== The records ==
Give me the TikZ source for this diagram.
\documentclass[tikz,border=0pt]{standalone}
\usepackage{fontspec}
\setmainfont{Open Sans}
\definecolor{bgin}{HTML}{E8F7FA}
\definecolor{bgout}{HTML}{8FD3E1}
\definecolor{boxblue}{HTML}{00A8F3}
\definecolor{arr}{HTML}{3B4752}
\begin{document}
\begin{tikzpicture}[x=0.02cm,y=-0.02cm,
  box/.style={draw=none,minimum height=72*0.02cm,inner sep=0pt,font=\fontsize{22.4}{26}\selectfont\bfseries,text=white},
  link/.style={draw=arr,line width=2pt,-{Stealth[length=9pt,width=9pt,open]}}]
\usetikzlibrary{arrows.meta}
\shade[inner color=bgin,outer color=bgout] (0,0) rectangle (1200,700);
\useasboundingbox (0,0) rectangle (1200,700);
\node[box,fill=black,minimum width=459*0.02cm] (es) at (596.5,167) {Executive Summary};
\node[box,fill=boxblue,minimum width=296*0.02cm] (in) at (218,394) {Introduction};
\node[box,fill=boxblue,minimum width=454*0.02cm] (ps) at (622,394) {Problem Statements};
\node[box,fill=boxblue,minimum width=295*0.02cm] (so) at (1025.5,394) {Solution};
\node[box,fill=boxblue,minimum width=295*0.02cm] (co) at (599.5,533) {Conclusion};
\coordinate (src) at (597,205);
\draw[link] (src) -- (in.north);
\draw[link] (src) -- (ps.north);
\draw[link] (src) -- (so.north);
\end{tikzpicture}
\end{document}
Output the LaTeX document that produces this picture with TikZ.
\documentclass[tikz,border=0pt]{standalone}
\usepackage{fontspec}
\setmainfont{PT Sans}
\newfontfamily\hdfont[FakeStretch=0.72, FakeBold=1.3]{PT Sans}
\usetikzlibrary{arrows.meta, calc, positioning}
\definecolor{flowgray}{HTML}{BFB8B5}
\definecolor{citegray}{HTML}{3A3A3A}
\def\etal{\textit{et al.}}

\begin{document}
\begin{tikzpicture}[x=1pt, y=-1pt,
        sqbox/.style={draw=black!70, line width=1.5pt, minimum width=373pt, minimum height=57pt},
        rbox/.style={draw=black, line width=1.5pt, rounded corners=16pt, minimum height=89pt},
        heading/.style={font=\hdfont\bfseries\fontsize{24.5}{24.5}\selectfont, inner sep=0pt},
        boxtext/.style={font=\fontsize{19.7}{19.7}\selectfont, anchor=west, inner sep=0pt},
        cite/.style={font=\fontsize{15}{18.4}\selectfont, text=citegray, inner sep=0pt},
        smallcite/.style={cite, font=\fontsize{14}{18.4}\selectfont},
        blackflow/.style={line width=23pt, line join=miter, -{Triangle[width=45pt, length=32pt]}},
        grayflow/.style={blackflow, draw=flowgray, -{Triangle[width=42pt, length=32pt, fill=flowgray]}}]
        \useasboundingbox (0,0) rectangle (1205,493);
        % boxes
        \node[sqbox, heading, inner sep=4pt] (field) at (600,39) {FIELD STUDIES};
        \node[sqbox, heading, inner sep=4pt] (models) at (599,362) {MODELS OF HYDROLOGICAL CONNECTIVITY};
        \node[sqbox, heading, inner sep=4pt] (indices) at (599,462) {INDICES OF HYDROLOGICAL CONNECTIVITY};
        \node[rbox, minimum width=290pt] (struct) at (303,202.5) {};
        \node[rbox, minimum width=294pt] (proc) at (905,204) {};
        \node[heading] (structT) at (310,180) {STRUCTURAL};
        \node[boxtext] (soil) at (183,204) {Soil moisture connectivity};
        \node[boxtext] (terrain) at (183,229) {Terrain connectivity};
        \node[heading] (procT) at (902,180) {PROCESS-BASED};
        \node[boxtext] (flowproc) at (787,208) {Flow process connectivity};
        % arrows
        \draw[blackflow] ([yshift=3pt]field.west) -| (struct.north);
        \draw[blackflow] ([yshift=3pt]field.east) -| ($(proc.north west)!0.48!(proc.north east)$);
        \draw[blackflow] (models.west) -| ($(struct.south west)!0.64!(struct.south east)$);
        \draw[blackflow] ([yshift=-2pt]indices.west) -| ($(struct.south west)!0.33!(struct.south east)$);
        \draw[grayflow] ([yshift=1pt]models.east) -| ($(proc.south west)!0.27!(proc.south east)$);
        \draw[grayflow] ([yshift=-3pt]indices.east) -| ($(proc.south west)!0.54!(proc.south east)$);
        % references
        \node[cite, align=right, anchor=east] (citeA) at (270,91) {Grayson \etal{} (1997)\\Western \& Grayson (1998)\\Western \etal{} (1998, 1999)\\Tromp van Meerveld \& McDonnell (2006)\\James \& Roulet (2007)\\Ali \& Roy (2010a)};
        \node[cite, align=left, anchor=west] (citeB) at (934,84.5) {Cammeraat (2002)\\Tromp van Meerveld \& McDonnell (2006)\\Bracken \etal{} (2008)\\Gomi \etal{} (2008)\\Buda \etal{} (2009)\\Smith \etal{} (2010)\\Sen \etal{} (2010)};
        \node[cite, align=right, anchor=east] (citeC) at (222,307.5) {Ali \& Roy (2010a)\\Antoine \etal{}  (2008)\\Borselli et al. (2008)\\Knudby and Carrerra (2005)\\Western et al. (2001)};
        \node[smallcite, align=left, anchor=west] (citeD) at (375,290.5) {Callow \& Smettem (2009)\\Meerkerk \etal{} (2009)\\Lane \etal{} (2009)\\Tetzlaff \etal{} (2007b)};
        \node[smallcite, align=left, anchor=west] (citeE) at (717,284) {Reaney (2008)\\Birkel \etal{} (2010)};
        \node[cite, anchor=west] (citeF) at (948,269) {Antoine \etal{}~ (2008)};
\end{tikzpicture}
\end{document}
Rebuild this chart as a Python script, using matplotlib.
===
Task: From the listing above, extract every line exactly as it stands.

Problem solution:
Give me the TikZ source for this diagram.
\documentclass[tikz,border=0pt]{standalone}
\usepackage{fontspec}
\setmainfont{Open Sans}
\definecolor{bgin}{HTML}{E8F7FA}
\definecolor{bgout}{HTML}{8FD3E1}
\definecolor{boxblue}{HTML}{00A8F3}
\definecolor{arr}{HTML}{3B4752}
\begin{document}
\begin{tikzpicture}[x=0.02cm,y=-0.02cm,
  box/.style={draw=none,minimum height=72*0.02cm,inner sep=0pt,font=\fontsize{22.4}{26}\selectfont\bfseries,text=white},
  link/.style={draw=arr,line width=2pt,-{Stealth[length=9pt,width=9pt,open]}}]
\usetikzlibrary{arrows.meta}
\shade[inner color=bgin,outer color=bgout] (0,0) rectangle (1200,700);
\useasboundingbox (0,0) rectangle (1200,700);
\node[box,fill=black,minimum width=459*0.02cm] (es) at (596.5,167) {Executive Summary};
\node[box,fill=boxblue,minimum width=296*0.02cm] (in) at (218,394) {Introduction};
\node[box,fill=boxblue,minimum width=454*0.02cm] (ps) at (622,394) {Problem Statements};
\node[box,fill=boxblue,minimum width=295*0.02cm] (so) at (1025.5,394) {Solution};
\node[box,fill=boxblue,minimum width=295*0.02cm] (co) at (599.5,533) {Conclusion};
\coordinate (src) at (597,205);
\draw[link] (src) -- (in.north);
\draw[link] (src) -- (ps.north);
\draw[link] (src) -- (so.north);
\end{tikzpicture}
\end{document}
Output the LaTeX document that produces this picture with TikZ.
\documentclass[tikz,border=0pt]{standalone}
\usepackage{fontspec}
\setmainfont{PT Sans}
\newfontfamily\hdfont[FakeStretch=0.72, FakeBold=1.3]{PT Sans}
\usetikzlibrary{arrows.meta, calc, positioning}
\definecolor{flowgray}{HTML}{BFB8B5}
\definecolor{citegray}{HTML}{3A3A3A}
\def\etal{\textit{et al.}}

\begin{document}
\begin{tikzpicture}[x=1pt, y=-1pt,
        sqbox/.style={draw=black!70, line width=1.5pt, minimum width=373pt, minimum height=57pt},
        rbox/.style={draw=black, line width=1.5pt, rounded corners=16pt, minimum height=89pt},
        heading/.style={font=\hdfont\bfseries\fontsize{24.5}{24.5}\selectfont, inner sep=0pt},
        boxtext/.style={font=\fontsize{19.7}{19.7}\selectfont, anchor=west, inner sep=0pt},
        cite/.style={font=\fontsize{15}{18.4}\selectfont, text=citegray, inner sep=0pt},
        smallcite/.style={cite, font=\fontsize{14}{18.4}\selectfont},
        blackflow/.style={line width=23pt, line join=miter, -{Triangle[width=45pt, length=32pt]}},
        grayflow/.style={blackflow, draw=flowgray, -{Triangle[width=42pt, length=32pt, fill=flowgray]}}]
        \useasboundingbox (0,0) rectangle (1205,493);
        % boxes
        \node[sqbox, heading, inner sep=4pt] (field) at (600,39) {FIELD STUDIES};
        \node[sqbox, heading, inner sep=4pt] (models) at (599,362) {MODELS OF HYDROLOGICAL CONNECTIVITY};
        \node[sqbox, heading, inner sep=4pt] (indices) at (599,462) {INDICES OF HYDROLOGICAL CONNECTIVITY};
        \node[rbox, minimum width=290pt] (struct) at (303,202.5) {};
        \node[rbox, minimum width=294pt] (proc) at (905,204) {};
        \node[heading] (structT) at (310,180) {STRUCTURAL};
        \node[boxtext] (soil) at (183,204) {Soil moisture connectivity};
        \node[boxtext] (terrain) at (183,229) {Terrain connectivity};
        \node[heading] (procT) at (902,180) {PROCESS-BASED};
        \node[boxtext] (flowproc) at (787,208) {Flow process connectivity};
        % arrows
        \draw[blackflow] ([yshift=3pt]field.west) -| (struct.north);
        \draw[blackflow] ([yshift=3pt]field.east) -| ($(proc.north west)!0.48!(proc.north east)$);
        \draw[blackflow] (models.west) -| ($(struct.south west)!0.64!(struct.south east)$);
        \draw[blackflow] ([yshift=-2pt]indices.west) -| ($(struct.south west)!0.33!(struct.south east)$);
        \draw[grayflow] ([yshift=1pt]models.east) -| ($(proc.south west)!0.27!(proc.south east)$);
        \draw[grayflow] ([yshift=-3pt]indices.east) -| ($(proc.south west)!0.54!(proc.south east)$);
        % references
        \node[cite, align=right, anchor=east] (citeA) at (270,91) {Grayson \etal{} (1997)\\Western \& Grayson (1998)\\Western \etal{} (1998, 1999)\\Tromp van Meerveld \& McDonnell (2006)\\James \& Roulet (2007)\\Ali \& Roy (2010a)};
        \node[cite, align=left, anchor=west] (citeB) at (934,84.5) {Cammeraat (2002)\\Tromp van Meerveld \& McDonnell (2006)\\Bracken \etal{} (2008)\\Gomi \etal{} (2008)\\Buda \etal{} (2009)\\Smith \etal{} (2010)\\Sen \etal{} (2010)};
        \node[cite, align=right, anchor=east] (citeC) at (222,307.5) {Ali \& Roy (2010a)\\Antoine \etal{}  (2008)\\Borselli et al. (2008)\\Knudby and Carrerra (2005)\\Western et al. (2001)};
        \node[smallcite, align=left, anchor=west] (citeD) at (375,290.5) {Callow \& Smettem (2009)\\Meerkerk \etal{} (2009)\\Lane \etal{} (2009)\\Tetzlaff \etal{} (2007b)};
        \node[smallcite, align=left, anchor=west] (citeE) at (717,284) {Reaney (2008)\\Birkel \etal{} (2010)};
        \node[cite, anchor=west] (citeF) at (948,269) {Antoine \etal{}~ (2008)};
\end{tikzpicture}
\end{document}
Rebuild this chart as a Python script, using matplotlib.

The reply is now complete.